Twenty two boats took to the water for a superb days sailing on Tuesday 7 May. The day was all about getting in phase with the windshifts upwind and seeking out the extra patches of pressure downwind. For these over 50 year olds, brought up sailing on northern reservoirs this was run of the mill stuff.
Race one set the scene for the day: It was always going to be about whether the RS400 of Graham Clow and Tony Wright (Delph SC) Supernova of Tony Critchley (Bolton SC) and Albacore of Darren and Joe Nield (Elton SC) could get far enough into the lead to beat the leading Solos and Graduate on handicap.
In Race one just as Tony Critchley looked like he had done enough to secure victory a sudden and monumental header saw him desperately attempting to scramble back into the boat without success. Despite a quick recovery it gave the race to the leading Solo sailed by Dave Woodhead (Elton S C) followed by the Nield's Albacore and the second Solo, Dave Eccles (Leigh and Lowton S C) Tony recovered to 4th.
Race 2 saw a similar pattern established, but this time Tony managed to stay in the boat and take the race followed again by the consistent Nields in their Albacore. (Quite remarkable that in a series for over 50 year olds there is a father and son combination sailing!)
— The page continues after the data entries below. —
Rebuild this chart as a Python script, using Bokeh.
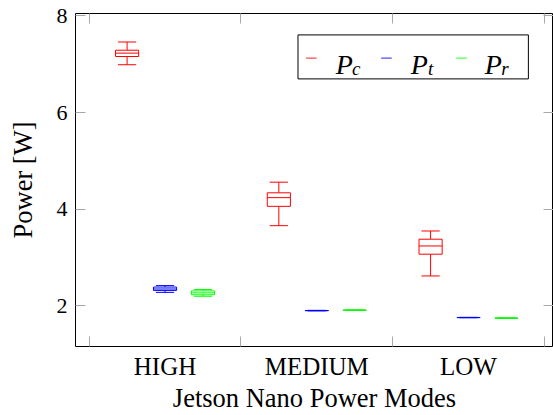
from bokeh.plotting import figure
from bokeh.models import (Range1d, FixedTicker, LinearAxis, BoxAnnotation, Label,
                          ColumnDataSource)
from bokeh.embed import file_html
from bokeh.resources import INLINE

# ---------------- data ----------------
modes = ["HIGH", "MEDIUM", "LOW"]
series_sub = ["c", "t", "r"]
colors = ["#ff0000", "#0000ff", "#00ff00"]

# P_c  [HIGH, MEDIUM, LOW]
pc_whislo = [6.99, 3.66, 2.62]
pc_q1 = [7.16, 4.06, 3.07]
pc_med = [7.23, 4.24, 3.24]
pc_q3 = [7.29, 4.34, 3.38]
pc_whishi = [7.46, 4.56, 3.55]

# P_t
pt_whislo = [2.28, 1.898, 1.755]
pt_q1 = [2.32, 1.901, 1.758]
pt_med = [2.35, 1.903, 1.759]
pt_q3 = [2.39, 1.905, 1.761]
pt_whishi = [2.42, 1.908, 1.763]

# P_r
pr_whislo = [2.20, 1.906, 1.741]
pr_q1 = [2.23, 1.909, 1.744]
pr_med = [2.27, 1.911, 1.746]
pr_q3 = [2.31, 1.913, 1.748]
pr_whishi = [2.34, 1.916, 1.751]

y_ticks = [2, 4, 6, 8]

all_series = [
    (pc_whislo, pc_q1, pc_med, pc_q3, pc_whishi),
    (pt_whislo, pt_q1, pt_med, pt_q3, pt_whishi),
    (pr_whislo, pr_q1, pr_med, pr_q3, pr_whishi),
]

SERIF = "Liberation Serif"
GRAY = "#a8a8a8"
BOX_W = 0.61
CAP_W = 0.48

p = figure(width=553, height=415,
           x_range=Range1d(-0.36, 12.24), y_range=Range1d(1.16, 8.05),
           output_backend="svg", toolbar_location=None,
           min_border_left=75, min_border_right=0, min_border_top=13,
           min_border_bottom=68)
p.grid.visible = False
p.outline_line_color = "black"
p.outline_line_width = 1
p.background_fill_color = "white"
p.border_fill_color = "white"

# ---------------- boxes ----------------
for j, (lo, q1, med, q3, hi) in enumerate(all_series):
    xs = [4 * i + 1 + j for i in range(len(modes))]
    src = ColumnDataSource(dict(
        x=xs, lo=lo, q1=q1, med=med, q3=q3, hi=hi,
        bl=[x - BOX_W / 2 for x in xs], br=[x + BOX_W / 2 for x in xs],
        cl=[x - CAP_W / 2 for x in xs], cr=[x + CAP_W / 2 for x in xs],
    ))
    c = colors[j]
    p.segment(x0="x", x1="x", y0="q3", y1="hi", source=src, line_color=c, line_width=1)
    p.segment(x0="x", x1="x", y0="lo", y1="q1", source=src, line_color=c, line_width=1)
    p.segment(x0="cl", x1="cr", y0="hi", y1="hi", source=src, line_color=c, line_width=1)
    p.segment(x0="cl", x1="cr", y0="lo", y1="lo", source=src, line_color=c, line_width=1)
    p.quad(left="bl", right="br", bottom="q1", top="q3", source=src,
           fill_color="white", line_color=c, line_width=1)
    p.segment(x0="bl", x1="br", y0="med", y1="med", source=src, line_color=c, line_width=1)

# ---------------- axes ----------------
xax = p.xaxis[0]
xax.ticker = FixedTicker(ticks=[2, 6, 10], minor_ticks=[0, 4, 8, 12])
xax.major_label_overrides = {2: modes[0], 6: modes[1], 10: modes[2]}
xax.major_tick_line_color = None
xax.major_tick_in = 0
xax.major_tick_out = 0
xax.minor_tick_line_color = GRAY
xax.minor_tick_in = 10
xax.minor_tick_out = 0
xax.axis_line_color = None
xax.major_label_standoff = 6
xax.major_label_text_font = SERIF
xax.major_label_text_font_size = "25px"
xax.major_label_text_color = "black"
xax.axis_label = "Jetson Nano Power Modes"
xax.axis_label_text_font = SERIF
xax.axis_label_text_font_size = "26.5px"
xax.axis_label_text_font_style = "normal"
xax.axis_label_text_color = "black"
xax.axis_label_standoff = 0

yax = p.yaxis[0]
yax.ticker = FixedTicker(ticks=y_ticks)
yax.major_tick_line_color = GRAY
yax.major_tick_in = 10
yax.major_tick_out = 0
yax.minor_tick_line_color = None
yax.axis_line_color = None
yax.major_label_standoff = 8
yax.major_label_text_font = SERIF
yax.major_label_text_font_size = "22px"
yax.major_label_text_color = "black"
yax.axis_label = "Power [W]"
yax.axis_label_text_font = SERIF
yax.axis_label_text_font_size = "26.5px"
yax.axis_label_text_font_style = "normal"
yax.axis_label_text_color = "black"
yax.axis_label_standoff = 16

# mirrored ticks on the right and top sides (minor ticks only, so no labels)
right = LinearAxis(ticker=FixedTicker(ticks=[], minor_ticks=y_ticks),
                   major_tick_in=0, major_tick_out=0, major_label_standoff=0,
                   minor_tick_in=10, minor_tick_out=0,
                   minor_tick_line_color=GRAY, major_tick_line_color=None,
                   axis_line_color=None)
p.add_layout(right, "right")

top = LinearAxis(ticker=FixedTicker(ticks=[], minor_ticks=[0, 4, 8, 12]),
                 major_tick_in=0, major_tick_out=0, major_label_standoff=0,
                 minor_tick_in=10, minor_tick_out=0,
                 minor_tick_line_color=GRAY, major_tick_line_color=None,
                 axis_line_color=None)
p.add_layout(top, "above")

# ---------------- legend (drawn by hand) ----------------
p.add_layout(BoxAnnotation(left=5.505, right=11.578, bottom=6.697, top=7.607,
                           fill_color="white", fill_alpha=1.0,
                           line_color="black", line_alpha=1.0, line_width=1,
                           level="underlay"))
key_x0 = [5.716, 7.697, 9.677]
txt_x = [6.50, 8.48, 10.43]
sub_x = [6.93, 8.93, 10.86]
key_y = 7.125
for j in range(3):
    p.segment(x0=[key_x0[j]], x1=[key_x0[j] + 0.28], y0=[key_y], y1=[key_y],
              line_color=colors[j], line_width=1.2, line_alpha=0.7)
    p.add_layout(Label(x=txt_x[j], y=6.987, text="P", text_font=SERIF,
                       text_font_style="italic", text_font_size="28px",
                       text_color="black", text_baseline="alphabetic"))
    p.add_layout(Label(x=sub_x[j], y=6.904, text=series_sub[j], text_font=SERIF,
                       text_font_style="italic", text_font_size="19px",
                       text_color="black", text_baseline="alphabetic"))

open("out.html", "w").write(file_html(p, INLINE))
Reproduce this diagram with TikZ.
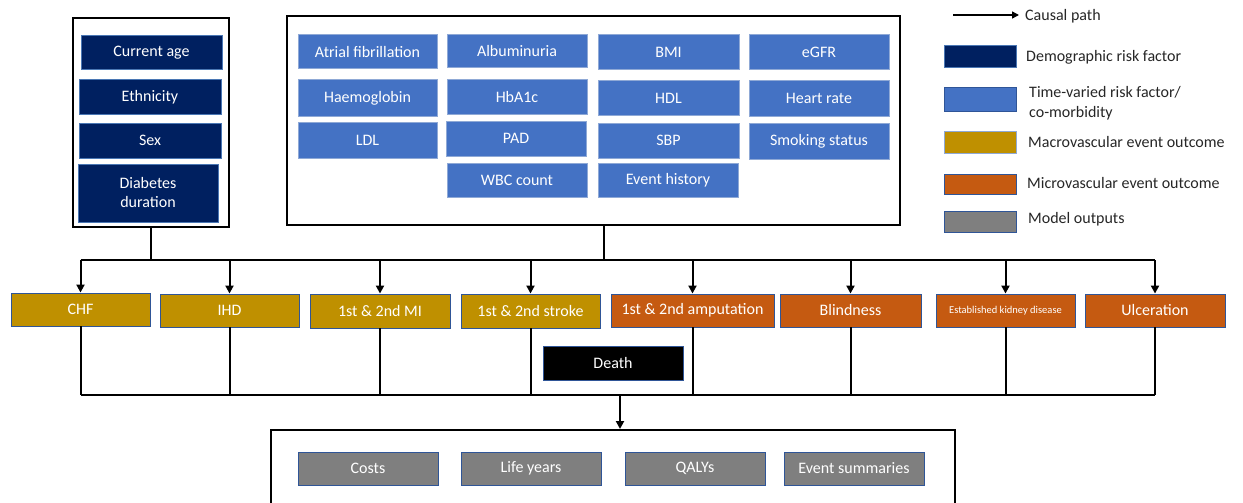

Dave Woodhead led the slower handicap boats in to take 3rd and the Graduate of Dave Ivins and Lesley Johnson (Bolton SC) took 4th.It was down to race 3 to settle the event between the Supernova, Albacore and leading Solo. In the end Dave Woodhead managed to keep the faster boats within range to take them on handicap in his Solo, with the Supernova second and Albacore third. The improving Graduate took 4th place.
Elsewhere in the fleet a group of Solos and another group of Miracles enjoyed close class racing within the bigger fleet, whilst a couple of Phantoms and RS200s showed some great boat speed at times.
Prizes were awarded to the first four with the sprightly 80 year old Joe Nield claiming the oldest sailor prize. He can put those a quarter of his age to shame when responding to those sudden windshifts!